Léon Gautier, le dernier héros français du Débarquement de 1944
Le dernier des 177 Français à avoir débarqué en Normandie continue, à 98 ans, à se battre pour la paix et la mémoire de ses camarades, il commémorera l'Appel du 18 juin avec Macron
Le dernier des 177 Français à avoir débarqué le 6 juin 1944 en Normandie Léon Gautier continue, à 98 ans, à se battre, humblement, pour la paix et la mémoire de ses camarades. Il commémorera vendredi l’Appel du 18 juin au Mont-Valérien (Hauts-de-Seine) avec Emmanuel Macron.
« J’y serai », a confirmé jeudi matin à l’AFP l’ancien fusilier marin. Le temps passe mais Léon Gautier ne rate jamais une occasion, coiffé de son béret vert, d’inviter la jeunesse à « se battre pour la paix », comme le 6 juin dernier lors des commémorations du Jour J à Ouistreham (Calvados).
Ce grand officier de la Légion d’honneur vit dans cette commune, voisine de celle où il a débarqué, Colleville-Montgomery.
« Le 6 juin, on a libéré 1,8 km de plage et on a parcouru 19 km dans la journée. Puis on a passé 78 jours et 78 nuits en première ligne dans une tranchée », expliquait en mai 2014 juste avant les célébrations du 70e anniversaire du Débarquement cet homme toujours accueillant.
Léon Gautier n’a jamais oublié le « copain », tombé ce jour-là à quelques mètres de lui, « le haut de la tête arraché » durant une contre-offensive allemande, comme il l’avait raconté à une journaliste de l’AFP qu’il avait reçue chez lui.
Admirateur de Churchill
Et pourtant, au lendemain de la guerre, « j’ai été démobilisé sans un sou, sans rien.
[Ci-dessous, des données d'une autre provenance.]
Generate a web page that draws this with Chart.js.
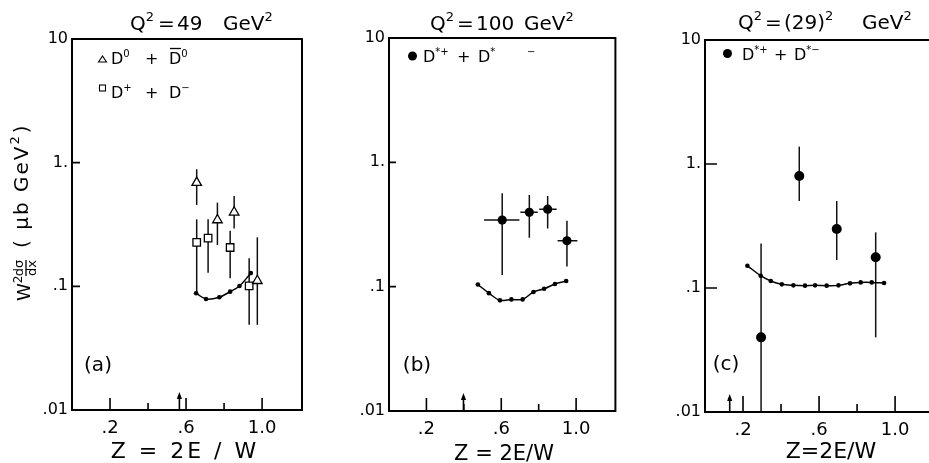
<!DOCTYPE html>
<html lang="en">
  <head>
    <meta charset="UTF-8" />
    <title>D meson cross sections vs Z</title>
    <style>
      * {
        margin: 0;
        padding: 0;
        box-sizing: border-box;
      }
      body {
        width: 929px;
        height: 463px;
        background: #fff;
        overflow: hidden;
        position: relative;
      }
      .panel {
        position: absolute;
        top: 0;
        height: 463px;
      }
    </style>
  </head>
  <body>
    <div class="panel" style="left: 0; width: 310px">
      <canvas id="chartA" width="310" height="463"></canvas>
    </div>
    <div class="panel" style="left: 310px; width: 310px">
      <canvas id="chartB" width="310" height="463"></canvas>
    </div>
    <div class="panel" style="left: 620px; width: 320px">
      <canvas id="chartC" width="320" height="463"></canvas>
    </div>

    <script src="https://cdn.jsdelivr.net/npm/chart.js"></script>

    <script>
      const FONT = '"DejaVu Sans", sans-serif';

      // axes
      const xTicks = [0.2, 0.4, 0.6, 0.8, 1.0];
      const xTickLabels = [".2", "", ".6", "", "1.0"];
      const yTicks = [0.01, 0.1, 1, 10];
      const yTickLabels = [".01", ".1", "1.", "10"];

      // (a) Q^2 = 49 GeV^2
      const zA_D0 = [0.656, 0.765, 0.853, 0.975];
      const yA_D0 = [0.69, 0.344, 0.397, 0.111];
      const yA_D0_lo = [0.455, 0.216, 0.294, 0.0488];
      const yA_D0_hi = [0.885, 0.475, 0.538, 0.249];
      const zA_Dp = [0.656, 0.716, 0.832, 0.932];
      const yA_Dp = [0.227, 0.245, 0.206, 0.101];
      const yA_Dp_lo = [0.088, 0.129, 0.116, 0.0488];
      const yA_Dp_hi = [0.348, 0.348, 0.282, 0.169];
      const zA_fit = [0.653, 0.705, 0.775, 0.832, 0.881, 0.941];
      const yA_fit = [0.088, 0.079, 0.0817, 0.0906, 0.1007, 0.128];

      // (b) Q^2 = 100 GeV^2
      const zB = [0.605, 0.75, 0.848, 0.951];
      const yB = [0.343, 0.396, 0.42, 0.234];
      const yB_lo = [0.124, 0.247, 0.294, 0.145];
      const yB_hi = [0.564, 0.546, 0.536, 0.339];
      const zB_lo = [0.508, 0.702, 0.803, 0.901];
      const zB_hi = [0.697, 0.795, 0.896, 1.007];
      const zB_fit = [0.475, 0.534, 0.593, 0.654, 0.714, 0.772, 0.829, 0.887, 0.947];
      const yB_fit = [0.104, 0.0887, 0.0776, 0.079, 0.079, 0.0906, 0.0962, 0.105, 0.111];

      // (c) Q^2 = (29)^2 GeV^2
      const zC = [0.295, 0.496, 0.693, 0.898];
      const yC = [0.04, 0.8, 0.299, 0.177];
      const yC_lo = [0.01, 0.503, 0.168, 0.04];
      const yC_hi = [0.229, 1.38, 0.503, 0.281];
      const zC_fit = [0.223, 0.293, 0.346, 0.404, 0.465, 0.526, 0.579, 0.64, 0.702, 0.763, 0.819, 0.877, 0.942];
      const yC_fit = [0.151, 0.1256, 0.1138, 0.107, 0.105, 0.1045, 0.105, 0.1045, 0.105, 0.109, 0.111, 0.111, 0.1097];

      // threshold arrows on the Z axis
      const arrowZ = [0.565, 0.398, 0.13];

      function pts(xs, ys) {
        return xs.map((x, i) => ({ x: x, y: ys[i] }));
      }

      // text run with superscripts; parts: {t, sup, at}
      function rich(ctx, x, y, parts, size) {
        ctx.textAlign = "left";
        ctx.textBaseline = "alphabetic";
        parts.forEach((p) => {
          if (p.at !== undefined) x = p.at;
          const s = p.sup ? Math.round(size * 0.64) : size;
          ctx.font = s + "px " + FONT;
          ctx.fillText(p.t, x, p.sup ? y - size * 0.45 : y);
          x += ctx.measureText(p.t).width + (p.sup ? 1 : 0);
        });
      }

      const errorBars = {
        id: "errorBars",
        beforeDatasetsDraw(chart) {
          const {
            ctx,
            scales: { x, y },
          } = chart;
          ctx.save();
          ctx.strokeStyle = "#111";
          ctx.lineWidth = 1.5;
          chart.data.datasets.forEach((ds) => {
            if (!ds.err) return;
            ds.data.forEach((p, i) => {
              const px = x.getPixelForValue(p.x);
              const py = y.getPixelForValue(p.y);
              ctx.beginPath();
              ctx.moveTo(px, y.getPixelForValue(ds.err.lo[i]));
              ctx.lineTo(px, y.getPixelForValue(ds.err.hi[i]));
              if (ds.err.xlo) {
                ctx.moveTo(x.getPixelForValue(ds.err.xlo[i]), py);
                ctx.lineTo(x.getPixelForValue(ds.err.xhi[i]), py);
              }
              ctx.stroke();
            });
          });
          ctx.restore();
        },
      };

      function decor(p) {
        return {
          id: "decor",
          afterDraw(chart) {
            const {
              ctx,
              chartArea: { left, right, top, bottom },
              scales: { x, y },
            } = chart;
            ctx.save();
            ctx.strokeStyle = "#000";
            ctx.fillStyle = "#000";
            ctx.lineWidth = 2;
            ctx.strokeRect(left, top, right - left, bottom - top);

            // inner tick marks
            ctx.lineWidth = 1.6;
            ctx.beginPath();
            [0.1, 1].forEach((v) => {
              const py = y.getPixelForValue(v);
              ctx.moveTo(left, py);
              ctx.lineTo(left + p.yTick, py);
            });
            xTicks.forEach((v, i) => {
              const px = x.getPixelForValue(v);
              const len = xTickLabels[i] ? p.xMajor : p.xMinor;
              ctx.moveTo(px, bottom);
              ctx.lineTo(px, bottom - len);
            });
            ctx.stroke();

            // arrow
            const ax = x.getPixelForValue(p.arrow);
            ctx.beginPath();
            ctx.moveTo(ax, bottom);
            ctx.lineTo(ax, bottom - 12);
            ctx.stroke();
            ctx.beginPath();
            ctx.moveTo(ax - 2.6, bottom - 11);
            ctx.lineTo(ax, bottom - 18);
            ctx.lineTo(ax + 2.6, bottom - 11);
            ctx.closePath();
            ctx.fill();

            // texts in page coordinates
            ctx.translate(-p.off, 0);
            p.text(ctx);
            ctx.restore();
          },
        };
      }

      function makeChart(id, datasets, p) {
        return new Chart(document.getElementById(id), {
          type: "scatter",
          data: { datasets: datasets },
          options: {
            responsive: false,
            animation: false,
            events: [],
            layout: { padding: p.pad },
            plugins: { legend: { display: false }, tooltip: { enabled: false } },
            scales: {
              x: {
                type: "linear",
                min: 0,
                max: 1.21,
                grid: { display: false, drawTicks: false },
                border: { display: false },
                afterBuildTicks: (scale) => {
                  scale.ticks = xTicks.map((v) => ({ value: v }));
                },
                afterFit: (scale) => {
                  scale.height = 30;
                },
                ticks: {
                  autoSkip: false,
                  maxRotation: 0,
                  padding: 8,
                  color: "#000",
                  font: { family: FONT, size: 18 },
                  callback: (v) => xTickLabels[xTicks.indexOf(v)] || "",
                },
              },
              y: {
                type: "logarithmic",
                min: 0.01,
                max: 10,
                grid: { display: false, drawTicks: false },
                border: { display: false },
                afterBuildTicks: (scale) => {
                  scale.ticks = yTicks.map((v) => ({ value: v }));
                },
                afterFit: (scale) => {
                  scale.width = 40;
                },
                ticks: {
                  autoSkip: false,
                  padding: 4,
                  color: "#000",
                  font: { family: FONT, size: 16 },
                  callback: (v) => yTickLabels[yTicks.indexOf(v)] || "",
                },
              },
            },
          },
          plugins: [errorBars, decor(p)],
        });
      }

      const fitStyle = {
        showLine: true,
        borderColor: "#000",
        borderWidth: 1.5,
        tension: 0.35,
        pointRadius: 2.3,
        pointBackgroundColor: "#000",
        pointBorderWidth: 0,
      };

      // (a)
      makeChart(
        "chartA",
        [
          {
            data: pts(zA_D0, yA_D0),
            err: { lo: yA_D0_lo, hi: yA_D0_hi },
            pointStyle: "triangle",
            pointRadius: 5.5,
            backgroundColor: "#fff",
            borderColor: "#000",
            borderWidth: 1.3,
          },
          {
            data: pts(zA_Dp, yA_Dp),
            err: { lo: yA_Dp_lo, hi: yA_Dp_hi },
            pointStyle: "rect",
            pointRadius: 5.3,
            backgroundColor: "#fff",
            borderColor: "#000",
            borderWidth: 1.3,
          },
          Object.assign({ data: pts(zA_fit, yA_fit) }, fitStyle),
        ],
        {
          off: 0,
          pad: { left: 32, right: 8, top: 39, bottom: 23 },
          yTick: 8,
          xMajor: 12,
          xMinor: 7,
          arrow: arrowZ[0],
          text: (ctx) => {
            rich(ctx, 130, 30, [
              { t: "Q" }, { t: "2", sup: 1 }, { t: "=", at: 158 }, { t: "49", at: 177 },
              { t: "GeV", at: 223 }, { t: "2", sup: 1 },
            ], 20);
            // legend
            ctx.lineWidth = 1.1;
            ctx.beginPath();
            ctx.moveTo(98.5, 62);
            ctx.lineTo(102.5, 56);
            ctx.lineTo(106.5, 62);
            ctx.closePath();
            ctx.stroke();
            ctx.strokeRect(99.5, 85, 6, 6);
            rich(ctx, 111, 64, [
              { t: "D" }, { t: "0", sup: 1 }, { t: "+", at: 145 }, { t: "D", at: 169 }, { t: "0", sup: 1 },
            ], 16);
            ctx.lineWidth = 1.3;
            ctx.beginPath();
            ctx.moveTo(170, 48.5);
            ctx.lineTo(181, 48.5);
            ctx.stroke();
            rich(ctx, 111, 98, [
              { t: "D" }, { t: "+", sup: 1 }, { t: "+", at: 145 }, { t: "D", at: 169 }, { t: "\u2212", sup: 1 },
            ], 16);
            // panel label
            ctx.font = "20px " + FONT;
            ctx.textAlign = "center";
            ctx.textBaseline = "middle";
            ctx.fillText("(a)", 98, 366);
            // x title
            ctx.font = "22px " + FONT;
            ctx.textBaseline = "alphabetic";
            ctx.letterSpacing = "3px";
            ctx.fillText("Z = 2E / W", 185, 458);
            ctx.letterSpacing = "0px";
            // y title, rotated
            ctx.save();
            ctx.translate(30, 300);
            ctx.rotate(-Math.PI / 2);
            rich(ctx, -1, 0, [{ t: "W" }, { t: "2", sup: 1 }], 18);
            ctx.textAlign = "center";
            ctx.font = "13px " + FONT;
            ctx.fillText("d\u03c3", 32, -7);
            ctx.fillText("dx", 32, 6);
            ctx.lineWidth = 1.3;
            ctx.beginPath();
            ctx.moveTo(24, -4);
            ctx.lineTo(40, -4);
            ctx.stroke();
            ctx.letterSpacing = "2px";
            rich(ctx, 52, -2, [{ t: "( \u03bcb GeV" }, { t: "2", sup: 1 }, { t: ")" }], 20);
            ctx.letterSpacing = "0px";
            ctx.restore();
          },
        }
      );

      // (b)
      makeChart(
        "chartB",
        [
          {
            data: pts(zB, yB),
            err: { lo: yB_lo, hi: yB_hi, xlo: zB_lo, xhi: zB_hi },
            pointStyle: "circle",
            pointRadius: 4.6,
            backgroundColor: "#000",
            borderWidth: 0,
          },
          Object.assign({ data: pts(zB_fit, yB_fit) }, fitStyle),
        ],
        {
          off: 310,
          pad: { left: 39, right: 3, top: 38, bottom: 22 },
          yTick: 7,
          xMajor: 13,
          xMinor: 7,
          arrow: arrowZ[1],
          text: (ctx) => {
            rich(ctx, 430, 30, [
              { t: "Q" }, { t: "2", sup: 1 }, { t: "=", at: 457 }, { t: "100", at: 476 },
              { t: "GeV", at: 524 }, { t: "2", sup: 1 },
            ], 20);
            ctx.beginPath();
            ctx.arc(412.5, 56, 4.5, 0, Math.PI * 2);
            ctx.fill();
            rich(ctx, 423, 62, [
              { t: "D" }, { t: "*+", sup: 1 }, { t: "+", at: 457 }, { t: "D", at: 478 },
              { t: "*", sup: 1 }, { t: "\u2212", sup: 1, at: 527 },
            ], 16);
            ctx.font = "20px " + FONT;
            ctx.textAlign = "center";
            ctx.textBaseline = "middle";
            ctx.fillText("(b)", 417, 366);
            ctx.font = "21px " + FONT;
            ctx.textBaseline = "alphabetic";
            ctx.fillText("Z = 2E/W", 504, 460);
          },
        }
      );

      // (c)
      makeChart(
        "chartC",
        [
          {
            data: pts(zC, yC),
            err: { lo: yC_lo, hi: yC_hi },
            pointStyle: "circle",
            pointRadius: 5,
            backgroundColor: "#000",
            borderWidth: 0,
          },
          Object.assign({ data: pts(zC_fit, yC_fit) }, fitStyle),
        ],
        {
          off: 620,
          pad: { left: 45, right: 5, top: 40, bottom: 21 },
          yTick: 12,
          xMajor: 16,
          xMinor: 8,
          arrow: arrowZ[2],
          text: (ctx) => {
            rich(ctx, 738, 29, [
              { t: "Q" }, { t: "2", sup: 1 }, { t: "=", at: 765 }, { t: "(29)", at: 784 },
              { t: "2", sup: 1 }, { t: "GeV", at: 862 }, { t: "2", sup: 1 },
            ], 20);
            ctx.beginPath();
            ctx.arc(727.5, 53.5, 4.5, 0, Math.PI * 2);
            ctx.fill();
            rich(ctx, 742, 60, [
              { t: "D" }, { t: "*+", sup: 1 }, { t: "+", at: 774 }, { t: "D", at: 794 }, { t: "*\u2212", sup: 1 },
            ], 16);
            ctx.font = "20px " + FONT;
            ctx.textAlign = "center";
            ctx.textBaseline = "middle";
            ctx.fillText("(c)", 726, 365);
            ctx.font = "22px " + FONT;
            ctx.textBaseline = "alphabetic";
            ctx.fillText("Z=2E/W", 831, 458);
          },
        }
      );
    </script>
  </body>
</html>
Tous les Français libres étaient dans la même situation », confiait sans amertume celui qui s’était engagé dans la Marine française en février 1940.
A 17 ans, sous l’influence notamment d’une famille « anti-boches » qui avait perdu certains des siens durant la Première Guerre mondiale, il avait rallié Londres et de Gaulle en juillet, après l’Armistice, avant d’aller se battre au Cameroun, au Congo, en Syrie, au Liban.
En 1945, « je n’ai plus retrouvé en France la grande solidarité de ma jeunesse (…) C’était chacun pour soi. Ceux qui avaient travaillé avec les Allemands avaient la petite combine du marché noir. Ils y arrivaient », se remémorait Léon Gautier.
Né le 27 octobre 1922 à Rennes dans une famille modeste, il commence à travailler à 13 ans comme carrossier, « à l’époque de la semaine de 48 heures et sans congés payés ».
Après la guerre, il retourne en Angleterre avec son épouse Dorothy rencontrée outre-Manche, pour sept ans, travaille plus de « 60 heures par semaine », revient en France et repart comme chef d’atelier, pendant sept ans encore, en Afrique, avant un accident qui le ramène au pays. Il est alors plâtré du cou aux pieds.
Là, ce père de deux enfants qui a toujours « adoré les Anglais » et admiré Churchill – « qui n’a pas lâché le morceau » – passe à 38 ans un examen pour devenir expert automobile.
L’ami d’un vétéran allemand
« Partir de zéro en 1945 m’a obligé à me battre un peu partout pour vivre. J’ai une petite maison à moi, gagnée à la sueur de mon front. J’y suis heureux. Je n’ai pas besoin d’un château », précisait l’ancien combattant au regard incisif sur le monde.
Installé à Ouistreham dans les années 1990, Léon Gautier se bat inlassablement, « pour la paix » et pour la mémoire de ses camarades, d’écoles en commémorations.
« La paix, faut pas la reperdre. Dans ses choix, il faut être très vigilant. Les Allemands ont suivi Hitler comme des moutons de Panurge. Ça peut nous arriver », proclamait celui qui était devenu l’ami de Johannes, un vétéran allemand de la bataille de Normandie, installé comme lui à Ouistreham.
Lors du 70e anniversaire du Débarquement, les deux hommes s’étaient étreints avec émotion. Johannes Börner s’est éteint en 2018.
En septembre 2020, Léon Gautier s’est opposé, tout comme les descendants des autres membres du commando Kieffer, à un projet de site immersif sur l’histoire du Débarquement et de la bataille de Normandie, rejetant fermement, dans une tribune publiée dans Le Monde, tout « D-Day land ».